Sans doute consciente de ce qui allait se passer, la préfecture joue la montre et ne fait rien pour prévenir la PAF : Guéorgui est embarqué dans un vol pour la Turquie, et ce n’est qu’à la dernière minute que le commandant de bord prévenu par l’avocat le débarque avec son escorte. Ainsi, les mobilisations devant l’hôtel de police et l’aéroport n’ont pas été vaines.

Pour autant, les motifs de satisfaction sont minimes. Aujourd’hui la situation de Guéorgui n’est pas réglée et le samedi 7 juillet aura vu 2 sans papiers se faire expulser de Rennes dans la plus grande indifférence. A la mi-août, ce sont 4 sans papiers Kurdes qui sont arrêtés après avoir été dénoncés par le patron de la société de transports qui les avait découverts. De nombreux candidats à l’émigration vers l’Angleterre passent donc par la Bretagne ce qui explique le regain d’arrestation auquel nous assistons. Face à cela, nous sommes encore démunis sur le plan pratique.

Pour arriver à tenter de bloquer une expulsion il faut au moins trois conditions :

· une défense juridique capable d’exploiter toutes les subtilités du droit

· un groupe d’action déterminé qui subordonne clairement la loi au droit devivre

· des sans papiers déterminés dans leurs moyens de lutte

Il est rare que l’on réunisse ces trois conditions, mais il est tout à fait possible de réunir au moins les deux premières conditions, comme le fait le CAE de Paris, ainsi que d’autres.

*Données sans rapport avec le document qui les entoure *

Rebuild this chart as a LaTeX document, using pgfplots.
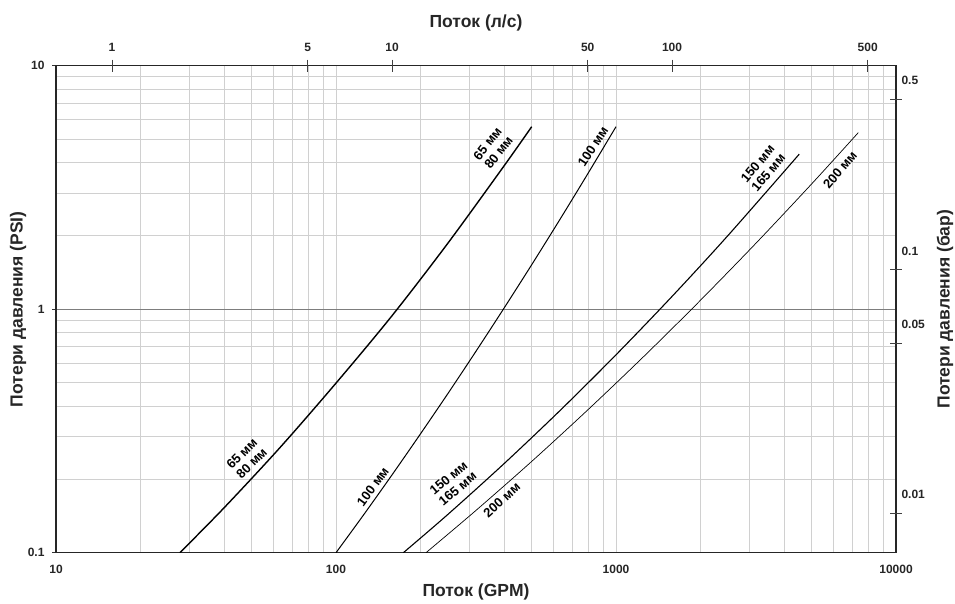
\documentclass[border=0pt]{standalone}
\usepackage{fontspec}
\setmainfont{Liberation Sans}
\usepackage{pgfplots}
\pgfplotsset{compat=1.18}
\definecolor{gridminor}{RGB}{208,208,208}
\definecolor{gridmajor}{RGB}{125,125,125}
\newcommand{\tfont}{\bfseries\fontsize{12}{12}\selectfont}
\newcommand{\cfont}{\bfseries\fontsize{13}{14}\selectfont}
\newcommand{\lfont}{\bfseries\fontsize{17.5}{17.5}\selectfont}
\begin{document}
\begin{tikzpicture}
  % main axis: GPM / PSI
  \begin{axis}[
      at={(56pt,50.3pt)}, anchor=south west,
      width=840pt, height=487pt, scale only axis,
      xmode=log, ymode=log,
      xmin=10, xmax=10000, ymin=0.1, ymax=10,
      xtick={10,100,1000,10000}, xticklabels={10,100,1000,10000},
      ytick={0.1,1,10}, yticklabels={0.1,1,10},
      minor xtick={20,30,40,50,60,70,80,90,200,300,400,500,600,700,800,900,2000,3000,4000,5000,6000,7000,8000,9000},
      minor ytick={0.2,0.3,0.4,0.5,0.6,0.7,0.8,0.9,2,3,4,5,6,7,8,9},
      grid=both,
      minor grid style={gridminor, line width=0.9pt},
      major x grid style={gridminor, line width=0.9pt},
      major y grid style={gridmajor, line width=0.9pt},
      axis line style={line width=1.5pt, black!85},
      xtick pos=left, ytick pos=left,
      tick align=outside, major tick length=4pt, minor tick length=0pt,
      xtick style={draw=none}, ytick style={black!80, line width=0.8pt},
      tick label style={font=\tfont, text=black!85},
      xticklabel style={yshift=-5pt},
      yticklabel style={xshift=-4pt},
      xlabel={Поток (GPM)}, ylabel={Потери давления (PSI)},
      label style={font=\lfont, text=black!85},
      xlabel style={at={(axis description cs:0.5,-0.0807)}, anchor=center},
      ylabel style={at={(axis description cs:-0.0452,0.5)}, anchor=center},
    ]
    % 65 / 80 mm
    \addplot[black, line width=1.4pt, smooth] coordinates {
      (27.7,0.1) (39.8,0.1527) (63.1,0.2703) (100,0.4971)
      (158.5,0.9400) (251.2,1.870) (398.1,3.875) (500,5.619)
    };
    % 100 mm
    \addplot[black, line width=1.0pt, smooth] coordinates {
      (100,0.1) (125.9,0.1438) (158.5,0.2087) (199.5,0.3055) (251.2,0.4511)
      (316.2,0.6720) (398.1,1.0095) (501.2,1.530) (631.0,2.340) (794.3,3.610) (1000,5.617)
    };
    % 150 / 165 mm
    \addplot[black, line width=1.1pt, smooth] coordinates {
      (174,0.1) (251.2,0.1438) (398.1,0.2320) (631.0,0.3836) (1000,0.6497)
      (1585,1.128) (2512,2.008) (4515,4.335)
    };
    % 200 mm
    \addplot[black, line width=0.7pt, smooth] coordinates {
      (209.6,0.1) (316.2,0.1492) (501.2,0.2377) (794.3,0.3866) (1259,0.6410)
      (1995,1.083) (3162,1.867) (5012,3.282) (7335,5.311)
    };

    \node[font=\cfont, rotate=52, align=center] at (axis cs:363.7,4.59) {65 мм\\80 мм};
    \node[font=\cfont, rotate=45, align=center] at (axis cs:48,0.244) {65 мм\\80 мм};
    \node[font=\cfont, rotate=57] at (axis cs:828,4.65) {100 мм};
    \node[font=\cfont, rotate=54] at (axis cs:135.5,0.1866) {100 мм};
    \node[font=\cfont, rotate=50, align=center] at (axis cs:3350,3.80) {150 мм\\165 мм};
    \node[font=\cfont, rotate=40, align=center] at (axis cs:262,0.193) {150 мм\\165 мм};
    \node[font=\cfont, rotate=50] at (axis cs:6310,3.73) {200 мм};
    \node[font=\cfont, rotate=42] at (axis cs:391,0.1646) {200 мм};
  \end{axis}

  % secondary axis: l/s and bar
  \begin{axis}[
      at={(56pt,50.3pt)}, anchor=south west,
      width=840pt, height=487pt, scale only axis,
      xmode=log, ymode=log,
      xmin=0.630902, xmax=630.902, ymin=0.00689476, ymax=0.689476,
      axis x line*=top, axis y line*=right,
      axis line style={draw=none},
      xtick={1,5,10,50,100,500}, xticklabels={1,5,10,50,100,500},
      ytick={0.01,0.05,0.1,0.5}, yticklabels={0.01,0.05,0.1,0.5},
      minor xtick={}, minor ytick={},
      tick align=center, major tick length=12pt, minor tick length=0pt,
      tick style={black!75, line width=0.8pt},
      tick label style={font=\tfont, text=black!85},
      xticklabel style={yshift=5pt},
      yticklabel style={anchor=west, xshift=-4pt, yshift=19pt},
      xlabel={Поток (л/с)}, ylabel={Потери давления (бар)},
      label style={font=\lfont, text=black!85},
      xlabel style={at={(axis description cs:0.5,1.0877)}, anchor=center},
      ylabel style={at={(axis description cs:1.0583,0.5)}, anchor=center},
    ]
    \addplot[draw=none] coordinates {(1,0.01)};
  \end{axis}
  \pgfresetboundingbox
  \path[use as bounding box] (0,0) rectangle (955pt,603pt);
\end{tikzpicture}
\end{document}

La seule défense juridique est impuissante face à la machine en place capable de s’affranchir de la loi pour mieux réaliser ces desseins. On ne compte pas les manquements au droit dont sont victimes les étrangers, dont les auteurs sont des représentants de l’ordre. Plus généralement, les lois sur les étrangers étant par essence répressives, on voit mal ce que l’on pourrait attendre de leur stricte application, sinon la répression. C’est pourquoi nous considérons la défense juridique comme un outil dans le cadre d’une lutte pour obtenir la suppression des frontières.

Cette lutte globale, la lutte anticapitaliste, ne doit pas être parasitée par les considérations humanitaristes. Nous ne soutenons pas seulement les demandeurs d’asile mais bien toute personne qui fuit son pays d’origine que ce soit pour des raisons politiques mais aussi pour des raisons économiques. Ces derniers réfugiés sont tout aussi légitimes à nos yeux que les réfugiés politiques. Pour nous qui menons un combat pour l’égalité ici, il n’est pas question d’arrêter ce combat aux frontières de l’Hexagone ou de l’Europe.